Written exercise >> Copy exactly the lines from the line containing "What TikZ code" to the line containing "(50,589) -- cycle;", both lines included, and omit any pictures.

Extracted data >>
====
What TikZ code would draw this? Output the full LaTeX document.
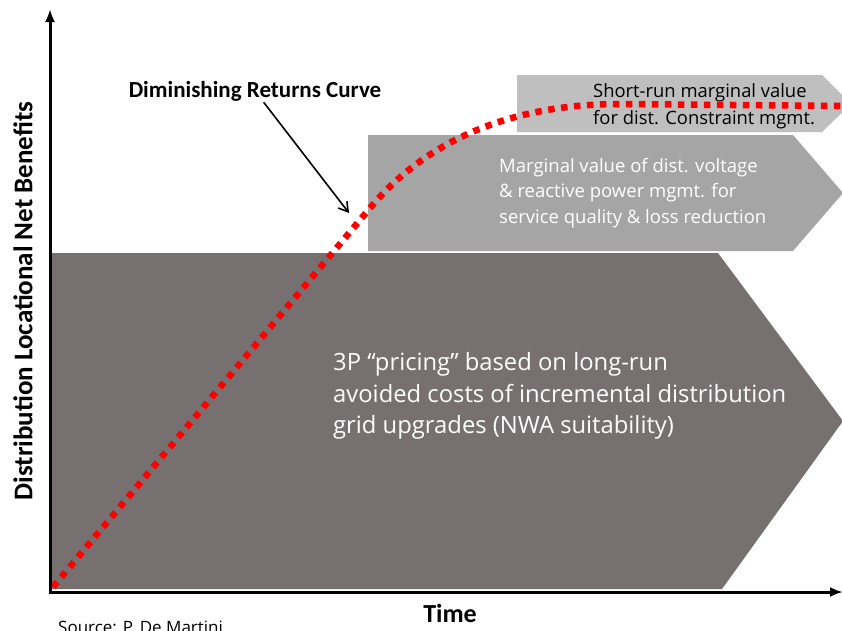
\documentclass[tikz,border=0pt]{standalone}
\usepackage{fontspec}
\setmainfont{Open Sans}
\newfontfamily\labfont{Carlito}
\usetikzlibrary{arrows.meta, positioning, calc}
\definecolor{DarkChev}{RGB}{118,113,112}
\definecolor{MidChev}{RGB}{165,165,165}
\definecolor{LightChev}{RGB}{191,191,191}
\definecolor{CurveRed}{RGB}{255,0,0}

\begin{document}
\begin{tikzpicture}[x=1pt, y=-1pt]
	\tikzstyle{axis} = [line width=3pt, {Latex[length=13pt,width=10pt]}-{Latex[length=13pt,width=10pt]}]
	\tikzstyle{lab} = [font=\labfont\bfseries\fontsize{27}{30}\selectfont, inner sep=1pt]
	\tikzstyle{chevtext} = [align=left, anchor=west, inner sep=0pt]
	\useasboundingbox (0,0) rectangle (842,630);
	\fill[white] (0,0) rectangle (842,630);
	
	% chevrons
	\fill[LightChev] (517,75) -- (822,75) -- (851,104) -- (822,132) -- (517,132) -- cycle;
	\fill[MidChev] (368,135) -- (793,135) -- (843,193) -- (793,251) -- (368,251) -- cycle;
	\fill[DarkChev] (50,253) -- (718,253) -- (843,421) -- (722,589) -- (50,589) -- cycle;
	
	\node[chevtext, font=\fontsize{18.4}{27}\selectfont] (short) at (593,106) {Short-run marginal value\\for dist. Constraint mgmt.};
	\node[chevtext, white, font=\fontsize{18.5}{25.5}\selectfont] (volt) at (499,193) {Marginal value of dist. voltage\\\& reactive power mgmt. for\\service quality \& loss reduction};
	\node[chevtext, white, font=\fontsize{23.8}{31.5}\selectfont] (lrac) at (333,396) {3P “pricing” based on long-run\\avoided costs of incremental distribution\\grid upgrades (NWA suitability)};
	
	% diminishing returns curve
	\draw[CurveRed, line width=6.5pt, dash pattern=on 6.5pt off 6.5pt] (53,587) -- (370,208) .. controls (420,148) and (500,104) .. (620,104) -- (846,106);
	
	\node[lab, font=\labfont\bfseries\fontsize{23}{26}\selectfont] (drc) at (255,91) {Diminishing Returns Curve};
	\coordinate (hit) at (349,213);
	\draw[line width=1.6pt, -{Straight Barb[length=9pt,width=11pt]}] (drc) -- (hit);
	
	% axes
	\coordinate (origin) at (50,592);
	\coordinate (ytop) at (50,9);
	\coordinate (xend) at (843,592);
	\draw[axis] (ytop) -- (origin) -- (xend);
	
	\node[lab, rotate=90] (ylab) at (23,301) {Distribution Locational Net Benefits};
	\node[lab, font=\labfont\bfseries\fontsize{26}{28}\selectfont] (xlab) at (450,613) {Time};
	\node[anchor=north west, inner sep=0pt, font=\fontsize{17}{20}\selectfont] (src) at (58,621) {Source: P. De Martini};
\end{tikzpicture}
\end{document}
====
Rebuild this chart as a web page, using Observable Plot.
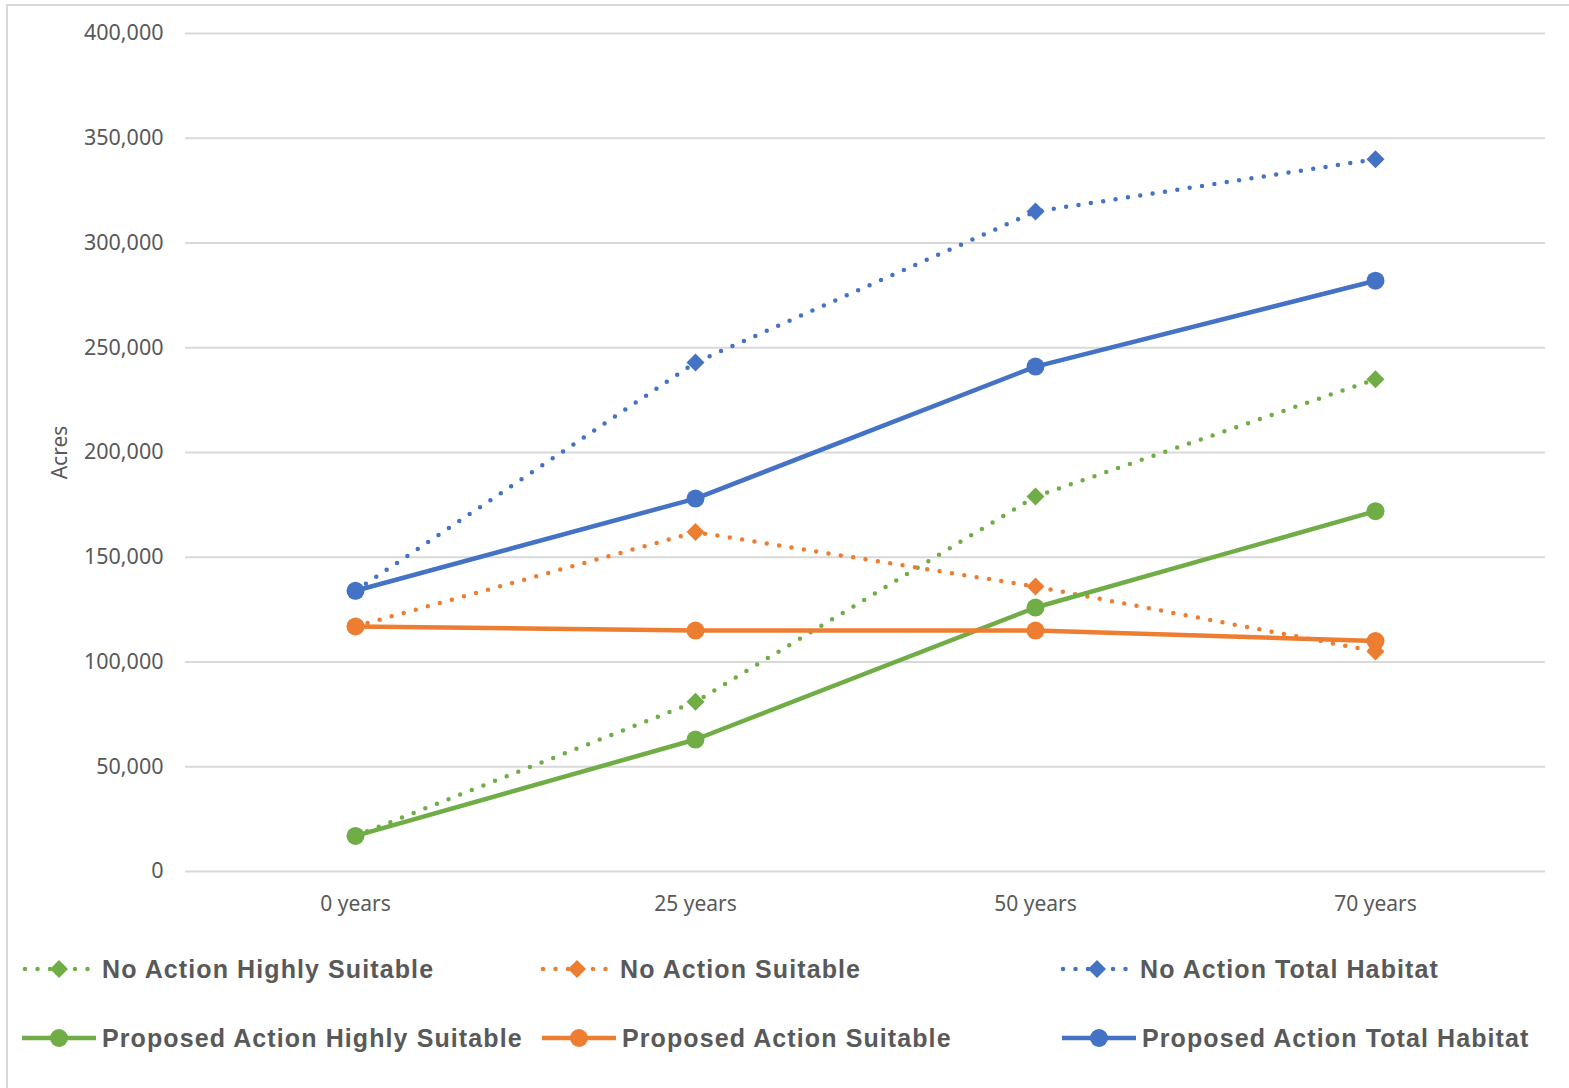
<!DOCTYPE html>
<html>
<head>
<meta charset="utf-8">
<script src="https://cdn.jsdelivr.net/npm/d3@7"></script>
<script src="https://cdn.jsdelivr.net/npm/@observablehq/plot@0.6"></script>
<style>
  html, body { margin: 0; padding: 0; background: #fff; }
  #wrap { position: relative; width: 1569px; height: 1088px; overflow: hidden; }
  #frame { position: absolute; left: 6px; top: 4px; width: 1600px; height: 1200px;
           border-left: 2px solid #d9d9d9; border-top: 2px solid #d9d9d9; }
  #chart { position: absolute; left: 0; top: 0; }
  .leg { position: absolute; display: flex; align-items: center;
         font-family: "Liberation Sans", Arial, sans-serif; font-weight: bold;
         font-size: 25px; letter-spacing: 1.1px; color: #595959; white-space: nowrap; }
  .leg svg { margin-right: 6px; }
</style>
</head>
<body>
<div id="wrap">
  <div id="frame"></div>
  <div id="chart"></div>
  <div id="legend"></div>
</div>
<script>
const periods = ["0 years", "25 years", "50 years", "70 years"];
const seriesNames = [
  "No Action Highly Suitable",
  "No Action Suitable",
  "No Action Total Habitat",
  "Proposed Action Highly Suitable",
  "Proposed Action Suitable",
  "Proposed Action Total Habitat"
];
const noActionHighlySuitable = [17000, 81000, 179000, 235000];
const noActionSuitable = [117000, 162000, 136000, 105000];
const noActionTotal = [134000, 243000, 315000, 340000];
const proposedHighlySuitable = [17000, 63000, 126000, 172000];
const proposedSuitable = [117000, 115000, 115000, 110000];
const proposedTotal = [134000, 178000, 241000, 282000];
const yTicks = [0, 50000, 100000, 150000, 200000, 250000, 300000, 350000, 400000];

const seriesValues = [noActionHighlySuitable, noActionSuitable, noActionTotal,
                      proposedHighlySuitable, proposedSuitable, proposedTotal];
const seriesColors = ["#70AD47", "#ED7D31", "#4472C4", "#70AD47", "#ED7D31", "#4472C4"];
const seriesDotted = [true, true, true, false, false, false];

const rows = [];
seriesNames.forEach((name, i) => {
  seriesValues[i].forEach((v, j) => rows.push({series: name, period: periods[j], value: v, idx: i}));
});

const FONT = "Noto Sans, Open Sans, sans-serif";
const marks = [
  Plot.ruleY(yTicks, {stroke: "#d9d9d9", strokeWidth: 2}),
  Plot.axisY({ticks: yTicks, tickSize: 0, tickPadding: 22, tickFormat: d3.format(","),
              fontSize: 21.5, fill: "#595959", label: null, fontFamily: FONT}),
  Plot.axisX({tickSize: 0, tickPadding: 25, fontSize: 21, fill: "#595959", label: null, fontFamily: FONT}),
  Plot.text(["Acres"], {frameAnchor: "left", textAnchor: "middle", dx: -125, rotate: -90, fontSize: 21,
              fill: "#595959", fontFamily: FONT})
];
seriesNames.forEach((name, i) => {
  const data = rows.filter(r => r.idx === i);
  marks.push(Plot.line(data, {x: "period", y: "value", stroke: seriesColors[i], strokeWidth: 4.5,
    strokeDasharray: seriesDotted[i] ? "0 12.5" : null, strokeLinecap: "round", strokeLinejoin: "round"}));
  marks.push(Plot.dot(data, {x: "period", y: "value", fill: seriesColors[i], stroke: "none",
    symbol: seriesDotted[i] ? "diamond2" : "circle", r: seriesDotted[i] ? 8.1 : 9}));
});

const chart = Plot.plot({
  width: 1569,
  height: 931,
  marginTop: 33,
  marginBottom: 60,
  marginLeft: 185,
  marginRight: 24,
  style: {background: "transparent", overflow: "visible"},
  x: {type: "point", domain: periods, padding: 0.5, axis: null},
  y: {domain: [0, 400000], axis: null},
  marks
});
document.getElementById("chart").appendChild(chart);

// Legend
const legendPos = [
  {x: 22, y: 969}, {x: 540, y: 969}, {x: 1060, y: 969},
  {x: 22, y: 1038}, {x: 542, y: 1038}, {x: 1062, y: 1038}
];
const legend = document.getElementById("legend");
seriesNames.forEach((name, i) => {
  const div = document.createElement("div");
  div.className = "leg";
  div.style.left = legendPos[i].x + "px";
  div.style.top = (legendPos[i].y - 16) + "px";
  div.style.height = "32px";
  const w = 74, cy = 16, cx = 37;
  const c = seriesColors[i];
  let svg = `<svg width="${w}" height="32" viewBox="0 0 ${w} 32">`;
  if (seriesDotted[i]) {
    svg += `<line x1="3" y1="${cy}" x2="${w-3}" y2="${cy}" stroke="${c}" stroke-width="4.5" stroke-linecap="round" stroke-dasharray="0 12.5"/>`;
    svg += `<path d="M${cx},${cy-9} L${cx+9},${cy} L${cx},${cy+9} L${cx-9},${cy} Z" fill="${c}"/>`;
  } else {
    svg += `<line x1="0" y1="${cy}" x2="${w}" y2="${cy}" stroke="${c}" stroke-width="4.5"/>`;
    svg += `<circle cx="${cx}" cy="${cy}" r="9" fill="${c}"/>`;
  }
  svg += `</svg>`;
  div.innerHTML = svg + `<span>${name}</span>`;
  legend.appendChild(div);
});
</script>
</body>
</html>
====
Task output >>
What TikZ code would draw this? Output the full LaTeX document.
\documentclass[tikz,border=0pt]{standalone}
\usepackage{fontspec}
\setmainfont{Open Sans}
\newfontfamily\labfont{Carlito}
\usetikzlibrary{arrows.meta, positioning, calc}
\definecolor{DarkChev}{RGB}{118,113,112}
\definecolor{MidChev}{RGB}{165,165,165}
\definecolor{LightChev}{RGB}{191,191,191}
\definecolor{CurveRed}{RGB}{255,0,0}

\begin{document}
\begin{tikzpicture}[x=1pt, y=-1pt]
	\tikzstyle{axis} = [line width=3pt, {Latex[length=13pt,width=10pt]}-{Latex[length=13pt,width=10pt]}]
	\tikzstyle{lab} = [font=\labfont\bfseries\fontsize{27}{30}\selectfont, inner sep=1pt]
	\tikzstyle{chevtext} = [align=left, anchor=west, inner sep=0pt]
	\useasboundingbox (0,0) rectangle (842,630);
	\fill[white] (0,0) rectangle (842,630);
	
	% chevrons
	\fill[LightChev] (517,75) -- (822,75) -- (851,104) -- (822,132) -- (517,132) -- cycle;
	\fill[MidChev] (368,135) -- (793,135) -- (843,193) -- (793,251) -- (368,251) -- cycle;
	\fill[DarkChev] (50,253) -- (718,253) -- (843,421) -- (722,589) -- (50,589) -- cycle;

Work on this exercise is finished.